Fisica: Analisi e Commento dell’intervista a Sandra Savaglio: “Di ritorno dalle stelle”

Ho trovato particolarmente interessante l’articolo per la quantità di spunti e di problemi di cui parla: della fuga di cervelli, causata dal fatto che in Italia si dà poco spazio ai giovani al contrario dell’oltreoceano, del gap dei fondi di ricerca e di pianificazione rispetto agli altri paesi, ma soprattutto, ciò che vorrei approfondire, riguardo i problemi dell’essere una donna scienziata.

Sono stato colpito dall’impegno di Sandra Savaglio nel tornare in Calabria nonostante le sfide che affronta nel sistema scientifico italiano. Per quanto ci fossero maggiori risorse economiche, e come detto nell’intervista, dell’estero le manca il fatto che la persona viene prima di tutto, ha deciso di accettare di tornare in Calabria perché secondo lei “cambiare si può”, con tutto il desiderio di migliorare il compartimento di fisica in quanto scienziata.

In un’altra intervista le chiedevano cosa significasse per lei fare ricerca e come fosse farlo in quanto donna, alché rispose: “Fare ricerca per me è entrare in una stanza buia, senza sapere che cosa c’è dentro, e cercare di capirlo. La stanza, se sei una donna, è più buia, l’interruttore è ancora più difficile da raggiungere o messo apposta più in alto. I dati sulle differenze di genere nella ricerca scientifica parlano chiaro, anche se rispetto al passato ci sono stati dei grandi progressi. Ma non bisogna fermarsi ora. Solo poche settimane fa ho ricevuto l’invito ad assistere, tra il pubblico, a un workshop per la celebrazione di un famoso cosmologo italiano. Su trenta speaker, indovini quante donne c’erano? Neanche una. È stato così strano.
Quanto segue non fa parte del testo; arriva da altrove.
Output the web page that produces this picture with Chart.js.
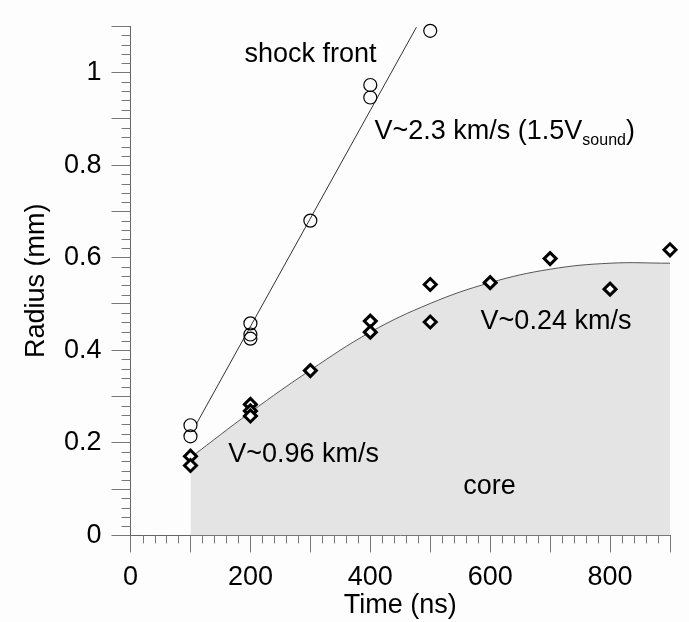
<!DOCTYPE html>
<html>
<head>
<meta charset="utf-8">
<script src="https://cdn.jsdelivr.net/npm/chart.js@4"></script>
<style>
  html, body { margin: 0; padding: 0; background: #fcfdfc; }
  #wrap { width: 689px; height: 622px; }
</style>
</head>
<body>
<div id="wrap"><canvas id="radiusChart"></canvas></div>
<script>
// shock front (open circles)
const shockTime   = [100, 100, 200, 200, 200, 300, 400, 400, 500];
const shockRadius = [0.238, 0.214, 0.458, 0.434, 0.425, 0.68, 0.973, 0.946, 1.09];
// linear fit through the shock front
const shockFitTime   = [110, 477];
const shockFitRadius = [0.241, 1.098];

// core (diamonds)
const coreTime   = [100, 100, 200, 200, 200, 300, 400, 400, 500, 500, 600, 700, 800, 900];
const coreRadius = [0.171, 0.151, 0.283, 0.269, 0.258, 0.356, 0.463, 0.439, 0.542, 0.461, 0.546, 0.598, 0.532, 0.617];
// smooth curve bounding the core
const coreFitTime   = [100, 200, 300, 400, 500, 600, 700, 800, 900];
const coreFitRadius = [0.168, 0.266, 0.357, 0.439, 0.501, 0.546, 0.575, 0.588, 0.588];

const xTickLabels = [0, 200, 400, 600, 800];
const yTickLabels = [0, 0.2, 0.4, 0.6, 0.8, 1];

// text notes: [text, time, radius]
const notes = [
  ['shock front', 190, 1.038],
  ['V~0.24 km/s', 584, 0.461],
  ['V~0.96 km/s', 163, 0.175],
  ['core', 555, 0.105]
];
const shockNote = {main: 'V~2.3 km/s (1.5V', sub: 'sound', tail: ')', t: 407, r: 0.873};

const FONT = '"Liberation Sans", Arial, sans-serif';
const FS = 27;

function pts(xs, ys){ return xs.map((x, i) => ({x: x, y: ys[i]})); }

function isLabel(v, list){ return list.some(l => Math.abs(l - v) < 1e-6); }

const minorTicks = {
  id: 'minorTicks',
  afterDraw(chart){
    const ctx = chart.ctx;
    const xs = chart.scales.x, ys = chart.scales.y;
    ctx.save();
    ctx.strokeStyle = '#777';
    ctx.lineWidth = 1;
    ctx.beginPath();
    for (let t = 0; t <= 900; t += 20){
      if (t % 100 === 0) continue;
      const px = Math.round(xs.getPixelForValue(t)) + 0.5;
      ctx.moveTo(px, ys.bottom);
      ctx.lineTo(px, ys.bottom + 8);
    }
    for (let k = 0; k <= 55; k++){
      if (k % 5 === 0) continue;
      const py = Math.round(ys.getPixelForValue(k * 0.02)) + 0.5;
      ctx.moveTo(xs.left, py);
      ctx.lineTo(xs.left - 9, py);
    }
    ctx.stroke();

    ctx.fillStyle = '#000';
    ctx.textBaseline = 'middle';
    ctx.textAlign = 'left';
    ctx.font = FS + 'px ' + FONT;
    notes.forEach(n => {
      ctx.fillText(n[0], xs.getPixelForValue(n[1]), ys.getPixelForValue(n[2]));
    });
    let x0 = xs.getPixelForValue(shockNote.t);
    const y0 = ys.getPixelForValue(shockNote.r);
    ctx.fillText(shockNote.main, x0, y0);
    x0 += ctx.measureText(shockNote.main).width;
    ctx.font = '16px ' + FONT;
    ctx.fillText(shockNote.sub, x0, y0 + 9);
    x0 += ctx.measureText(shockNote.sub).width;
    ctx.font = FS + 'px ' + FONT;
    ctx.fillText(shockNote.tail, x0, y0);
    ctx.restore();
  }
};

new Chart(document.getElementById('radiusChart'), {
  type: 'scatter',
  data: {
    datasets: [
      {
        type: 'line',
        data: pts(coreFitTime, coreFitRadius),
        borderColor: '#555',
        borderWidth: 1,
        backgroundColor: '#e4e4e4',
        fill: 'origin',
        pointRadius: 0,
        tension: 0.4,
        order: 4
      },
      {
        type: 'line',
        data: pts(shockFitTime, shockFitRadius),
        borderColor: '#333',
        borderWidth: 1,
        pointRadius: 0,
        fill: false,
        order: 3
      },
      {
        data: pts(coreTime, coreRadius),
        pointStyle: 'rectRot',
        pointRadius: 6,
        borderWidth: 3,
        borderColor: '#000',
        backgroundColor: '#fff',
        clip: 10,
        order: 2
      },
      {
        data: pts(shockTime, shockRadius),
        pointStyle: 'circle',
        pointRadius: 6.5,
        borderWidth: 1.2,
        borderColor: '#000',
        backgroundColor: 'rgba(0,0,0,0)',
        clip: 10,
        order: 1
      }
    ]
  },
  options: {
    responsive: true,
    maintainAspectRatio: false,
    animation: false,
    layout: { padding: { left: 10, right: 19, top: 23.5, bottom: 0 } },
    plugins: { legend: { display: false }, tooltip: { enabled: false } },
    scales: {
      x: {
        type: 'linear',
        min: 0, max: 900,
        ticks: {
          stepSize: 100,
          padding: 14,
          color: '#000',
          font: { family: FONT, size: FS, lineHeight: 0.8 },
          maxRotation: 0,
          autoSkip: false,
          callback: v => isLabel(v, xTickLabels) ? String(v) : ''
        },
        grid: { drawOnChartArea: false, drawTicks: true, tickLength: 17, color: '#777' },
        border: { display: true, color: '#666', width: 1 },
        title: { display: true, text: 'Time (ns)', color: '#000', font: { family: FONT, size: FS, lineHeight: 1.0 }, padding: { top: -10, bottom: 3 } }
      },
      y: {
        type: 'linear',
        min: 0, max: 1.1,
        ticks: {
          stepSize: 0.1,
          padding: 10,
          color: '#000',
          font: { family: FONT, size: FS },
          autoSkip: false,
          callback: v => isLabel(v, yTickLabels) ? String(Math.round(v * 10) / 10) : ''
        },
        grid: { drawOnChartArea: false, drawTicks: true, tickLength: 19, color: '#777' },
        border: { display: true, color: '#666', width: 1 },
        title: { display: true, text: 'Radius (mm)', color: '#000', font: { family: FONT, size: FS, lineHeight: 1.0 }, padding: { top: 13, bottom: 4 } }
      }
    }
  },
  plugins: [minorTicks]
});
</script>
</body>
</html>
Ma di episodi di discriminazione, anche peggiori, ne potrei raccontare moltissimi. Io sono stata fortunata a poter raccogliere i frutti del mio lavoro, ma è stata dura e non ho dubbi che se fossi stata un uomo sarebbe stato più facile“.

Non sono rimasto per niente stupito dal fatto che pensasse queste cose, d’altronde, fino a non molto tempo fa per una donna era addirittura strano andare all’università, e se per caso avesse deciso di andarci, lettere era l’unica facoltà contemplata, perché “avrebbe dato la migliore formazione per una donna”; così, molte ragazze che volevano intraprendere studi scientifici sono state costrette a tirarsi indietro, per decisione dei genitori o della società.

Sebbene le cose siano cambiate in meglio rispetto al secolo scorso, le discriminazioni delle donne nell’ambito scientifico sono un problema diffuso e ampiamente riconosciuto. Hanno poca rappresentanza, mancanza di modelli di riferimento femminili; non hanno le stesse opportunità dei loro colleghi maschi per quanto riguarda finanziamenti; possono andare incontro a mancanza di supporto per la maternità, riconoscimento limitato per i loro contributi scientifici, stereotipi di genere e pregiudizi che possono influire sul modo in cui vengono valutate, percepite e trattate nei contesti scientifici, e disparità di retribuzione.

Io credo che queste forme di discriminazione siano tra i primi ostacoli verso il progresso e che per quanto alcuni possano sminuirne la gravità, sono problemi di reale importanza. Nonostante certi diritti vengano sanciti dalla nostra costituzione, come ad esempio nell’articolo 3, che sottolinea il principio dell’uguaglianza e della parità di dignità sociale per tutti i cittadini, senza distinzioni di sesso o altre caratteristiche personali, impegnandosi a rimuovere gli ostacoli economici e sociali che separano gli individui; non siamo per niente arrivati ad un punto soddisfacente, e sarebbe davvero tutto più semplice se venisse applicato ciò che è in realtà sancito dalla nostra costituzione.